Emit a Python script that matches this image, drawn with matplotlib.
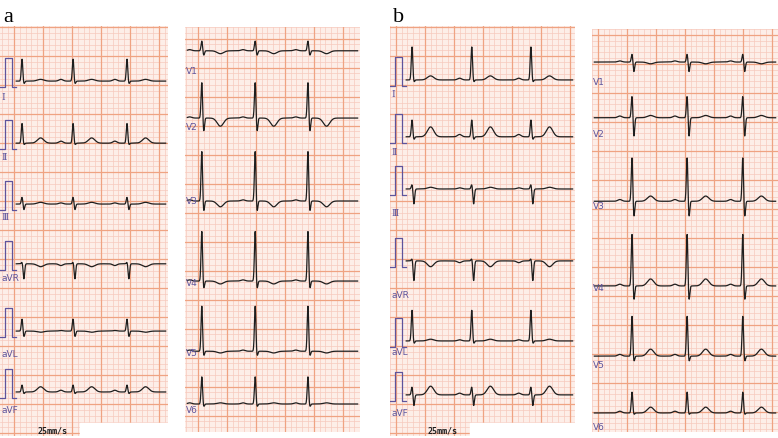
import matplotlib.pyplot as plt
import numpy as np

W, H = 778, 439
PX = 5.8  # px per small grid square (1 mm)

# strip frames in px: left, top, right, bottom
frames = {
    'a_limb': (0, 27, 168, 437),
    'a_chest': (185, 28, 360, 433),
    'b_limb': (390, 27, 575, 437),
    'b_chest': (592, 30, 778, 433),
}
# grid phase (mm) of the first thick line, x and y
grid_off = {'a_limb': (2.4, 0.2), 'a_chest': (2.2, 2.0),
            'b_limb': (1.0, 0.2), 'b_chest': (1.0, 1.0)}

limb_leads = ['Ⅰ', 'Ⅱ', 'Ⅲ', 'aVR', 'aVL', 'aVF']
chest_leads = ['V1', 'V2', 'V3', 'V4', 'V5', 'V6']

# beat positions along paper (mm from strip left)
beats = {
    'a_limb': [3.8, 12.6, 21.9],
    'a_chest': [2.9, 12.1, 21.2],
    'b_limb': [3.8, 14.1, 24.3],
    'b_chest': [6.9, 16.4, 26.0],
}
# baseline of each lead (mm from strip top)
baseline = {
    'a_limb': [9.5, 20.2, 30.7, 41.0, 52.6, 63.1],
    'a_chest': [4.1, 15.7, 30.0, 43.8, 55.9, 65.0],
    'b_limb': [9.3, 19.1, 28.1, 40.5, 54.3, 63.6],
    'b_chest': [5.7, 15.3, 29.7, 44.3, 56.4, 66.2],
}
# wave amplitudes in mm (P, R, S depth, T)
p_amp = {
    'a_limb': [0.3, 0.35, 0.2, -0.3, 0.1, 0.3],
    'a_chest': [0.2, 0.2, 0.2, 0.2, 0.2, 0.2],
    'b_limb': [0.3, 0.4, 0.2, -0.3, 0.2, 0.3],
    'b_chest': [0.2, 0.3, 0.3, 0.3, 0.3, 0.3],
}
r_amp = {
    'a_limb': [3.8, 3.4, 1.2, 0.3, 2.1, 1.2],
    'a_chest': [1.7, 6.2, 8.6, 8.6, 7.8, 4.7],
    'b_limb': [5.7, 2.9, 0.8, 0.4, 5.3, 1.4],
    'b_chest': [1.4, 3.8, 7.6, 9.0, 6.9, 3.6],
}
s_amp = {
    'a_limb': [0.5, 0.3, 1.0, 2.6, 1.0, 0.3],
    'a_chest': [0.8, 2.4, 1.9, 1.4, 0.9, 0.5],
    'b_limb': [0.4, 0.5, 2.6, 3.4, 0.5, 1.9],
    'b_chest': [1.7, 3.3, 2.8, 2.6, 1.0, 0.3],
}
t_amp = {
    'a_limb': [0.3, 0.9, 0.3, -0.5, -0.2, 0.9],
    'a_chest': [-0.5, -1.4, -1.0, -0.5, -0.3, 0.2],
    'b_limb': [0.7, 1.7, 0.3, -1.0, 0.3, 1.5],
    'b_chest': [-0.3, 0.4, 0.9, 1.2, 1.2, 1.0],
}

# label y (mm below baseline)
label_off = {
    'a_limb': [2.6, 2.3, 2.1, 2.4, 3.9, 3.0],
    'a_chest': [3.4, 1.5, 0.0, 0.2, 0.2, 1.0],
    'b_limb': [2.3, 2.6, 4.0, 5.8, 1.8, 3.0],
    'b_chest': [3.3, 2.8, 0.8, 0.2, 1.5, 2.4],
}

BG = '#fdeee8'
MINOR = '#f7c9bd'
MAJOR = '#efa382'
INK = '#1e1e1e'
PURPLE = '#5e549c'


def g(x, s):
    return np.exp(-0.5 * (x / s) ** 2)


def ecg(t, bts, p, r, s, tw):
    y = np.zeros_like(t)
    for b in bts:
        d = t - b
        y += p * g(d + 2.1, 0.35)
        y += r * g(d, 0.13)
        y -= s * g(d - 0.32, 0.13)
        y += tw * g(d - 3.2, 0.55)
    return y


fig = plt.figure(figsize=(W / 100, H / 100), dpi=100)
fig.patch.set_facecolor('white')

for key, (l, t0, r, b) in frames.items():
    w_mm = (r - l) / PX
    h_mm = (b - t0) / PX
    ax = fig.add_axes([l / W, 1 - b / H, (r - l) / W, (b - t0) / H])
    ax.set_xlim(0, w_mm)
    ax.set_ylim(h_mm, 0)
    ax.set_facecolor(BG)
    ax.axis('off')
    ax.add_patch(plt.Rectangle((0, 0), w_mm, h_mm, color=BG, zorder=0))
    ox, oy = grid_off[key]
    for x in np.arange(ox % 1, w_mm, 1.0):
        major = abs(((x - ox) / 5) - round((x - ox) / 5)) < 1e-6
        ax.axvline(x, color=MAJOR if major else MINOR,
                   lw=0.9 if major else 0.5, zorder=1 + major)
    for y in np.arange(oy % 1, h_mm, 1.0):
        major = abs(((y - oy) / 5) - round((y - oy) / 5)) < 1e-6
        ax.axhline(y, color=MAJOR if major else MINOR,
                   lw=0.9 if major else 0.5, zorder=1 + major)

    limb = 'limb' in key
    names = limb_leads if limb else chest_leads
    start = 2.8 if limb else 0.4
    tt = np.arange(start, w_mm - 0.4, 0.02)
    for i, nm in enumerate(names):
        base = baseline[key][i]
        yy = ecg(tt, beats[key], p_amp[key][i], r_amp[key][i],
                 s_amp[key][i], t_amp[key][i])
        ax.plot(tt, base - yy, color=INK, lw=0.9, zorder=5)
        if limb:
            # 1 mV calibration pulse
            cb = base + 1.0
            cx = [0.0, 0.9, 0.9, 2.1, 2.1, 2.8]
            cy = [cb, cb, cb - 5.0, cb - 5.0, cb, cb]
            ax.plot(cx, cy, color=PURPLE, lw=0.9, zorder=4)
            fam = 'DejaVu Serif' if nm.startswith('Ⅰ') or nm[0] in 'ⅡⅢ' else 'DejaVu Sans'
            ax.text(0.3, base + label_off[key][i], nm, color=PURPLE,
                    fontsize=6.5, family=fam, va='center', ha='left', zorder=6)
        else:
            ax.text(0.2, base + label_off[key][i], nm, color=PURPLE,
                    fontsize=6.5, va='center', ha='left', zorder=6)

    if limb:
        # white box beside the paper-speed note
        ax.add_patch(plt.Rectangle((80 / PX, (b - t0 - 13) / PX), w_mm, 3,
                                   color='white', zorder=7, clip_on=True))
        ax.text(6.5, h_mm - 1.0, '25mm/s', fontsize=6, family='DejaVu Sans Mono',
                weight='bold', color=INK, va='center', ha='left', zorder=8)

fig.text(3 / W, 1 - 22 / H, 'a', fontsize=16, family='Liberation Serif')
fig.text(393 / W, 1 - 22 / H, 'b', fontsize=16, family='Liberation Serif')

fig.savefig('out.png', dpi=100)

************

- PROBLEM DESCRIPTION
Transcribe the preceding listing in its entirety and with exact wording, leaving out pictures.

- EXERCISE OUTPUT
Emit a Python script that matches this image, drawn with matplotlib.
import matplotlib.pyplot as plt
import numpy as np

W, H = 778, 439
PX = 5.8  # px per small grid square (1 mm)

# strip frames in px: left, top, right, bottom
frames = {
    'a_limb': (0, 27, 168, 437),
    'a_chest': (185, 28, 360, 433),
    'b_limb': (390, 27, 575, 437),
    'b_chest': (592, 30, 778, 433),
}
# grid phase (mm) of the first thick line, x and y
grid_off = {'a_limb': (2.4, 0.2), 'a_chest': (2.2, 2.0),
            'b_limb': (1.0, 0.2), 'b_chest': (1.0, 1.0)}

limb_leads = ['Ⅰ', 'Ⅱ', 'Ⅲ', 'aVR', 'aVL', 'aVF']
chest_leads = ['V1', 'V2', 'V3', 'V4', 'V5', 'V6']

# beat positions along paper (mm from strip left)
beats = {
    'a_limb': [3.8, 12.6, 21.9],
    'a_chest': [2.9, 12.1, 21.2],
    'b_limb': [3.8, 14.1, 24.3],
    'b_chest': [6.9, 16.4, 26.0],
}
# baseline of each lead (mm from strip top)
baseline = {
    'a_limb': [9.5, 20.2, 30.7, 41.0, 52.6, 63.1],
    'a_chest': [4.1, 15.7, 30.0, 43.8, 55.9, 65.0],
    'b_limb': [9.3, 19.1, 28.1, 40.5, 54.3, 63.6],
    'b_chest': [5.7, 15.3, 29.7, 44.3, 56.4, 66.2],
}
# wave amplitudes in mm (P, R, S depth, T)
p_amp = {
    'a_limb': [0.3, 0.35, 0.2, -0.3, 0.1, 0.3],
    'a_chest': [0.2, 0.2, 0.2, 0.2, 0.2, 0.2],
    'b_limb': [0.3, 0.4, 0.2, -0.3, 0.2, 0.3],
    'b_chest': [0.2, 0.3, 0.3, 0.3, 0.3, 0.3],
}
r_amp = {
    'a_limb': [3.8, 3.4, 1.2, 0.3, 2.1, 1.2],
    'a_chest': [1.7, 6.2, 8.6, 8.6, 7.8, 4.7],
    'b_limb': [5.7, 2.9, 0.8, 0.4, 5.3, 1.4],
    'b_chest': [1.4, 3.8, 7.6, 9.0, 6.9, 3.6],
}
s_amp = {
    'a_limb': [0.5, 0.3, 1.0, 2.6, 1.0, 0.3],
    'a_chest': [0.8, 2.4, 1.9, 1.4, 0.9, 0.5],
    'b_limb': [0.4, 0.5, 2.6, 3.4, 0.5, 1.9],
    'b_chest': [1.7, 3.3, 2.8, 2.6, 1.0, 0.3],
}
t_amp = {
    'a_limb': [0.3, 0.9, 0.3, -0.5, -0.2, 0.9],
    'a_chest': [-0.5, -1.4, -1.0, -0.5, -0.3, 0.2],
    'b_limb': [0.7, 1.7, 0.3, -1.0, 0.3, 1.5],
    'b_chest': [-0.3, 0.4, 0.9, 1.2, 1.2, 1.0],
}

# label y (mm below baseline)
label_off = {
    'a_limb': [2.6, 2.3, 2.1, 2.4, 3.9, 3.0],
    'a_chest': [3.4, 1.5, 0.0, 0.2, 0.2, 1.0],
    'b_limb': [2.3, 2.6, 4.0, 5.8, 1.8, 3.0],
    'b_chest': [3.3, 2.8, 0.8, 0.2, 1.5, 2.4],
}

BG = '#fdeee8'
MINOR = '#f7c9bd'
MAJOR = '#efa382'
INK = '#1e1e1e'
PURPLE = '#5e549c'


def g(x, s):
    return np.exp(-0.5 * (x / s) ** 2)


def ecg(t, bts, p, r, s, tw):
    y = np.zeros_like(t)
    for b in bts:
        d = t - b
        y += p * g(d + 2.1, 0.35)
        y += r * g(d, 0.13)
        y -= s * g(d - 0.32, 0.13)
        y += tw * g(d - 3.2, 0.55)
    return y


fig = plt.figure(figsize=(W / 100, H / 100), dpi=100)
fig.patch.set_facecolor('white')

for key, (l, t0, r, b) in frames.items():
    w_mm = (r - l) / PX
    h_mm = (b - t0) / PX
    ax = fig.add_axes([l / W, 1 - b / H, (r - l) / W, (b - t0) / H])
    ax.set_xlim(0, w_mm)
    ax.set_ylim(h_mm, 0)
    ax.set_facecolor(BG)
    ax.axis('off')
    ax.add_patch(plt.Rectangle((0, 0), w_mm, h_mm, color=BG, zorder=0))
    ox, oy = grid_off[key]
    for x in np.arange(ox % 1, w_mm, 1.0):
        major = abs(((x - ox) / 5) - round((x - ox) / 5)) < 1e-6
        ax.axvline(x, color=MAJOR if major else MINOR,
                   lw=0.9 if major else 0.5, zorder=1 + major)
    for y in np.arange(oy % 1, h_mm, 1.0):
        major = abs(((y - oy) / 5) - round((y - oy) / 5)) < 1e-6
        ax.axhline(y, color=MAJOR if major else MINOR,
                   lw=0.9 if major else 0.5, zorder=1 + major)

    limb = 'limb' in key
    names = limb_leads if limb else chest_leads
    start = 2.8 if limb else 0.4
    tt = np.arange(start, w_mm - 0.4, 0.02)
    for i, nm in enumerate(names):
        base = baseline[key][i]
        yy = ecg(tt, beats[key], p_amp[key][i], r_amp[key][i],
                 s_amp[key][i], t_amp[key][i])
        ax.plot(tt, base - yy, color=INK, lw=0.9, zorder=5)
        if limb:
            # 1 mV calibration pulse
            cb = base + 1.0
            cx = [0.0, 0.9, 0.9, 2.1, 2.1, 2.8]
            cy = [cb, cb, cb - 5.0, cb - 5.0, cb, cb]
            ax.plot(cx, cy, color=PURPLE, lw=0.9, zorder=4)
            fam = 'DejaVu Serif' if nm.startswith('Ⅰ') or nm[0] in 'ⅡⅢ' else 'DejaVu Sans'
            ax.text(0.3, base + label_off[key][i], nm, color=PURPLE,
                    fontsize=6.5, family=fam, va='center', ha='left', zorder=6)
        else:
            ax.text(0.2, base + label_off[key][i], nm, color=PURPLE,
                    fontsize=6.5, va='center', ha='left', zorder=6)

    if limb:
        # white box beside the paper-speed note
        ax.add_patch(plt.Rectangle((80 / PX, (b - t0 - 13) / PX), w_mm, 3,
                                   color='white', zorder=7, clip_on=True))
        ax.text(6.5, h_mm - 1.0, '25mm/s', fontsize=6, family='DejaVu Sans Mono',
                weight='bold', color=INK, va='center', ha='left', zorder=8)

fig.text(3 / W, 1 - 22 / H, 'a', fontsize=16, family='Liberation Serif')
fig.text(393 / W, 1 - 22 / H, 'b', fontsize=16, family='Liberation Serif')

fig.savefig('out.png', dpi=100)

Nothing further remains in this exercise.